The recent rise in the index – often called the “Wall Street fear gauge” – pointed to investors waking up to the risks that lurk for stocks after an extended period of market calm that enveloped markets even as equities logged new record highs.
Tuesday’s market moves follow a sharper selloff on Friday when the S&P 500 dropped 2.7%, its largest drop in six months.
On Tuesday, the benchmark index fell as much as 1.5% before recovering to trade up 0.2%, after Federal Reserve Chair Jerome Powell said the central bank may soon end its balance sheet runoff, easing investor concerns over tight financial conditions.
“It had been really, really quiet and so all those people who were asleep had to wake up,” said Jim Carroll, senior wealth advisor and portfolio manager at Ballast Rock Private Wealth in Charleston, South Carolina.
“Part of what we saw on Friday was a scramble for protection … once the scramble starts then it becomes, you know, chasing protection instead of chasing returns and you get this big VIX pop,” Carroll said.
Some investors have been opportunistically adding protection to their portfolios.
At least one trader took advantage of Monday’s retreat in volatility to buy short-term hedges via October 24 put spreads in both the S&P 500 index-tracking SPDR S&P 500 ETF Trust and the Nasdaq-100 index-tracking QQQ ETF, according to a note by Susquehanna International Group derivatives strategist Christopher Jacobson. Put options convey the right to sell stock at a fixed price in the future.

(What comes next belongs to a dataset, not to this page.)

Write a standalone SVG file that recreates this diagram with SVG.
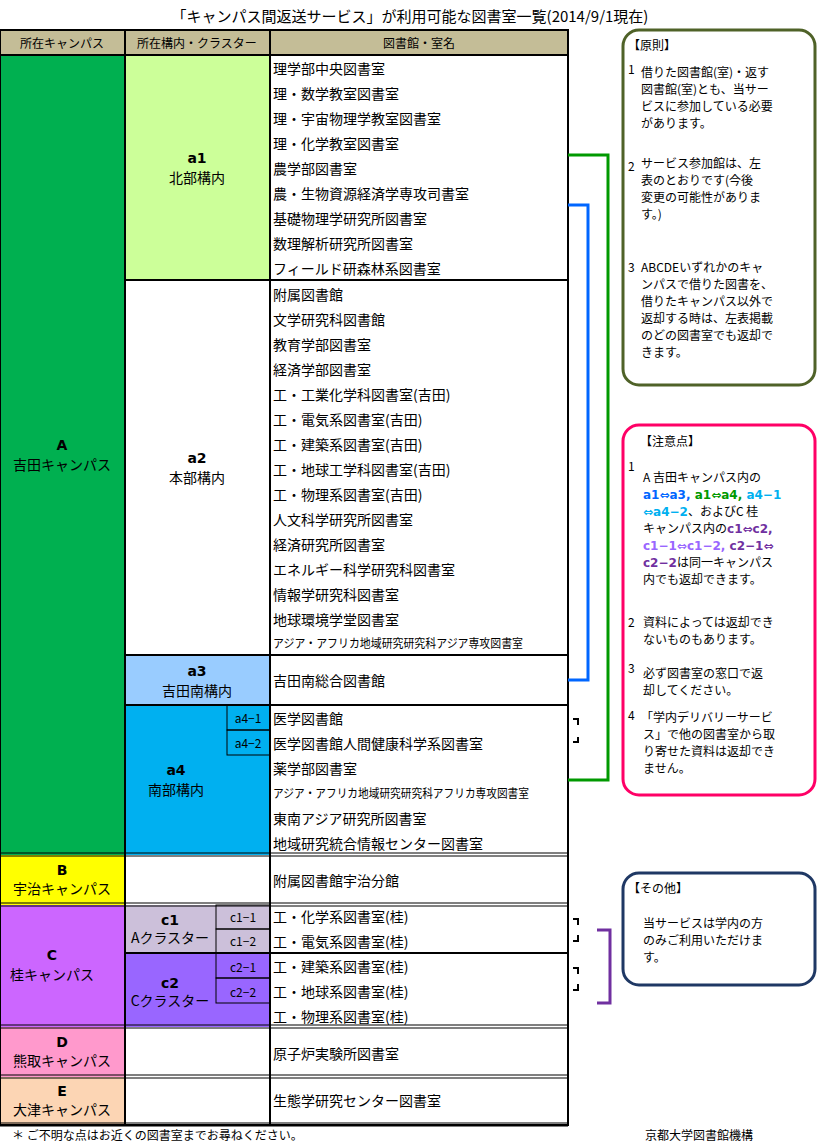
<svg xmlns="http://www.w3.org/2000/svg" width="825" height="1144" viewBox="0 0 825 1144">
<style>
text{font-family:"Noto Sans CJK JP","Noto Sans",sans-serif;font-size:14px;fill:#000}
.c{text-anchor:middle}
.b{font-weight:bold;font-family:"DejaVu Sans","Noto Sans CJK JP",sans-serif}
.s{font-size:12px}
.g{stroke:#000;stroke-width:2;fill:none}
.t{stroke:#000;stroke-width:1;fill:none}
.n{font-size:12px}
</style>
<rect width="825" height="1144" fill="#fff"/>
<text x="410" y="22" class="c" style="font-size:15px">「キャンパス間返送サービス」が利用可能な図書室一覧(2014/9/1現在)</text>
<g id="header">
<rect x="0" y="30" width="568" height="25" fill="#c4bd97"/>
<text x="62" y="48" class="c s">所在キャンパス</text>
<text x="197" y="48" class="c s">所在構内・クラスター</text>
<text x="419" y="48" class="c s">図書館・室名</text>
</g>
<g id="cells">
<rect x="0" y="55" width="125" height="800" fill="#00b050"/>
<rect x="125" y="55" width="145" height="225" fill="#ccff99"/>
<rect x="125" y="655" width="145" height="50" fill="#99ccff"/>
<rect x="125" y="705" width="145" height="150" fill="#00b0f0"/>
<rect x="0" y="855" width="125" height="50" fill="#ffff00"/>
<rect x="0" y="905" width="125" height="122" fill="#cc66ff"/>
<rect x="125" y="905" width="145" height="48" fill="#ccc0da"/>
<rect x="125" y="953" width="145" height="74" fill="#9966ff"/>
<rect x="0" y="1027" width="125" height="50" fill="#ff99cc"/>
<rect x="0" y="1077" width="125" height="48" fill="#fcd5b4"/>
</g>
<g id="grid">
<rect x="0" y="30" width="568" height="1095" class="g"/>
<line x1="0" y1="55" x2="568" y2="55" class="g"/>
<line x1="125" y1="30" x2="125" y2="1125" class="g"/>
<line x1="270" y1="30" x2="270" y2="1125" class="g"/>
<line x1="125" y1="280" x2="568" y2="280" class="g"/>
<line x1="125" y1="655" x2="568" y2="655" class="g"/>
<line x1="125" y1="705" x2="568" y2="705" class="g"/>
<line x1="0" y1="853" x2="568" y2="853" class="t"/><line x1="0" y1="856" x2="568" y2="856" class="t"/>
<line x1="0" y1="903" x2="568" y2="903" class="t"/><line x1="0" y1="906" x2="568" y2="906" class="t"/>
<line x1="125" y1="953" x2="568" y2="953" class="g"/>
<line x1="0" y1="1025" x2="568" y2="1025" class="t"/><line x1="0" y1="1028" x2="568" y2="1028" class="t"/>
<line x1="0" y1="1075" x2="568" y2="1075" class="t"/><line x1="0" y1="1078" x2="568" y2="1078" class="t"/>
<line x1="0" y1="1123" x2="568" y2="1123" class="t"/><line x1="0" y1="1126" x2="568" y2="1126" class="t"/>
<rect x="227" y="705" width="43" height="25" class="t"/>
<rect x="227" y="730" width="43" height="25" class="t"/>
<rect x="216" y="905" width="54" height="24" class="t"/>
<rect x="216" y="929" width="54" height="24" class="t"/>
<rect x="216" y="953" width="54" height="25" class="t"/>
<rect x="216" y="978" width="54" height="25" class="t"/>
</g>
<g id="labels">
<text x="62" y="450" class="c b">A</text><text x="62" y="470" class="c">吉田キャンパス</text>
<text x="197" y="163" class="c b">a1</text><text x="197" y="183" class="c">北部構内</text>
<text x="197" y="463" class="c b">a2</text><text x="197" y="483" class="c">本部構内</text>
<text x="197" y="676" class="c b">a3</text><text x="197" y="696" class="c">吉田南構内</text>
<text x="176" y="775" class="c b">a4</text><text x="176" y="795" class="c">南部構内</text>
<text x="248" y="723" class="c s">a4−1</text><text x="248" y="748" class="c s">a4−2</text>
<text x="62" y="875" class="c b">B</text><text x="62" y="894" class="c">宇治キャンパス</text>
<text x="52" y="960" class="c b">C</text><text x="52" y="980" class="c">桂キャンパス</text>
<text x="170" y="925" class="c b">c1</text><text x="170" y="943" class="c">Aクラスター</text>
<text x="170" y="988" class="c b">c2</text><text x="170" y="1006" class="c">Cクラスター</text>
<text x="243" y="922" class="c s">c1−1</text><text x="243" y="946" class="c s">c1−2</text>
<text x="243" y="972" class="c s">c2−1</text><text x="243" y="997" class="c s">c2−2</text>
<text x="62" y="1047" class="c b">D</text><text x="62" y="1066" class="c">熊取キャンパス</text>
<text x="62" y="1096" class="c b">E</text><text x="62" y="1115" class="c">大津キャンパス</text>
</g>
<g id="libraries">
<text x="273" y="74">理学部中央図書室</text>
<text x="273" y="99">理・数学教室図書室</text>
<text x="273" y="124">理・宇宙物理学教室図書室</text>
<text x="273" y="149">理・化学教室図書室</text>
<text x="273" y="174">農学部図書室</text>
<text x="273" y="199">農・生物資源経済学専攻司書室</text>
<text x="273" y="224">基礎物理学研究所図書室</text>
<text x="273" y="249">数理解析研究所図書室</text>
<text x="273" y="274">フィールド研森林系図書室</text>
<text x="273" y="300">附属図書館</text>
<text x="273" y="325">文学研究科図書館</text>
<text x="273" y="350">教育学部図書室</text>
<text x="273" y="375">経済学部図書室</text>
<text x="273" y="400">工・工業化学科図書室(吉田)</text>
<text x="273" y="425">工・電気系図書室(吉田)</text>
<text x="273" y="450">工・建築系図書室(吉田)</text>
<text x="273" y="475">工・地球工学科図書室(吉田)</text>
<text x="273" y="500">工・物理系図書室(吉田)</text>
<text x="273" y="525">人文科学研究所図書室</text>
<text x="273" y="550">経済研究所図書室</text>
<text x="273" y="575">エネルギー科学研究科図書室</text>
<text x="273" y="600">情報学研究科図書室</text>
<text x="273" y="625">地球環境学堂図書室</text>
<text x="273" y="648" class="n" textLength="250" lengthAdjust="spacingAndGlyphs">アジア・アフリカ地域研究研究科アジア専攻図書室</text>
<text x="273" y="686">吉田南総合図書館</text>
<text x="273" y="724">医学図書館</text>
<text x="273" y="749">医学図書館人間健康科学系図書室</text>
<text x="273" y="774">薬学部図書室</text>
<text x="273" y="798" class="n" textLength="256" lengthAdjust="spacingAndGlyphs">アジア・アフリカ地域研究研究科アフリカ専攻図書室</text>
<text x="273" y="824">東南アジア研究所図書室</text>
<text x="273" y="849">地域研究統合情報センター図書室</text>
<text x="273" y="886">附属図書館宇治分館</text>
<text x="273" y="922">工・化学系図書室(桂)</text>
<text x="273" y="947">工・電気系図書室(桂)</text>
<text x="273" y="972">工・建築系図書室(桂)</text>
<text x="273" y="997">工・地球系図書室(桂)</text>
<text x="273" y="1022">工・物理系図書室(桂)</text>
<text x="273" y="1059">原子炉実験所図書室</text>
<text x="273" y="1106">生態学研究センター図書室</text>
</g>
<g id="connectors" fill="none" stroke-width="3">
<polyline points="568,155 608,155 608,780 568,780" stroke="#009900"/>
<polyline points="568,205 588,205 588,680 568,680" stroke="#0066ff"/>
<polyline points="597,930 610,930 610,1003 597,1003" stroke="#7030a0"/>
<g stroke="#000" stroke-width="2">
<polyline points="573,719 578,719 578,725"/><polyline points="573,742 578,742 578,737"/>
<polyline points="573,919 578,919 578,925"/><polyline points="573,941 578,941 578,935"/>
<polyline points="573,968 578,968 578,974"/><polyline points="573,990 578,990 578,984"/>
</g>
</g>
<g id="box1">
<rect x="623" y="30" width="192" height="355" rx="16" fill="#fff" stroke="#4f6228" stroke-width="3"/>
<text x="628" y="50" class="s">【原則】</text>
<text x="628" y="74" class="s">1</text>
<text x="641" y="77" class="s">借りた図書館(室)・返す</text>
<text x="641" y="94" class="s">図書館(室)とも、当サー</text>
<text x="641" y="111" class="s">ビスに参加している必要</text>
<text x="641" y="128" class="s">があります。</text>
<text x="628" y="171" class="s">2</text>
<text x="641" y="168" class="s">サービス参加館は、左</text>
<text x="641" y="185" class="s">表のとおりです(今後</text>
<text x="641" y="202" class="s">変更の可能性がありま</text>
<text x="641" y="219" class="s">す。)</text>
<text x="628" y="272" class="s">3</text>
<text x="641" y="272" class="s">ABCDEいずれかのキャ</text>
<text x="641" y="289" class="s">ンパスで借りた図書を、</text>
<text x="641" y="306" class="s">借りたキャンパス以外で</text>
<text x="641" y="323" class="s">返却する時は、左表掲載</text>
<text x="641" y="340" class="s">のどの図書室でも返却で</text>
<text x="641" y="357" class="s">きます。</text>
</g>
<g id="box2">
<rect x="623" y="425" width="192" height="370" rx="16" fill="#fff" stroke="#ff0066" stroke-width="3"/>
<text x="640" y="446" class="s">【注意点】</text>
<text x="628" y="471" class="s">1</text>
<text x="643" y="482" class="s">A 吉田キャンパス内の</text>
<text x="643" y="499" class="s b"><tspan fill="#0066ff">a1⇔a3, </tspan><tspan fill="#009900">a1⇔a4, </tspan><tspan fill="#00b0f0">a4−1</tspan></text>
<text x="643" y="516" class="s"><tspan class="b" fill="#00b0f0">⇔a4−2</tspan>、およびC 桂</text>
<text x="643" y="533" class="s">キャンパス内の<tspan class="b" fill="#7030a0">c1⇔c2,</tspan></text>
<text x="643" y="550" class="s b"><tspan fill="#9966ff">c1−1⇔c1−2, </tspan><tspan fill="#7030a0">c2−1⇔</tspan></text>
<text x="643" y="567" class="s"><tspan class="b" fill="#7030a0">c2−2</tspan>は同一キャンパス</text>
<text x="643" y="584" class="s">内でも返却できます。</text>
<text x="628" y="627" class="s">2</text>
<text x="643" y="627" class="s">資料によっては返却でき</text>
<text x="643" y="644" class="s">ないものもあります。</text>
<text x="628" y="673" class="s">3</text>
<text x="643" y="678" class="s">必ず図書室の窓口で返</text>
<text x="643" y="695" class="s">却してください。</text>
<text x="628" y="720" class="s">4</text>
<text x="641" y="722" class="s">「学内デリバリーサービ</text>
<text x="643" y="739" class="s">ス」で他の図書室から取</text>
<text x="643" y="756" class="s">り寄せた資料は返却でき</text>
<text x="643" y="773" class="s">ません。</text>
</g>
<g id="box3">
<rect x="623" y="873" width="192" height="112" rx="16" fill="#fff" stroke="#1f3864" stroke-width="3"/>
<text x="628" y="893" class="s">【その他】</text>
<text x="643" y="928" class="s">当サービスは学内の方</text>
<text x="643" y="945" class="s">のみご利用いただけま</text>
<text x="643" y="962" class="s">す。</text>
</g>
<text x="12" y="1140" class="s">＊  ご不明な点はお近くの図書室までお尋ねください。</text>
<text x="645" y="1140" class="s">京都大学図書館機構</text>
</svg>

While investors remained nervous about the near-term outlook for stocks, there was little sign of outright panic in the market.
The VIX futures curve, a snapshot of prices of futures contracts on the volatility index across different expirations, painted a less fearful picture.
“It’s very flat,” said Joe Tigay, portfolio manager for Rational Equity Armor Fund.
“It kind of is saying that this volatility might be short-lived,” said Tigay, who has been taking advantage of the jump in market swings to sell volatility even as he stands ready to pick up more protection if stocks were to recover and markets turn calm again.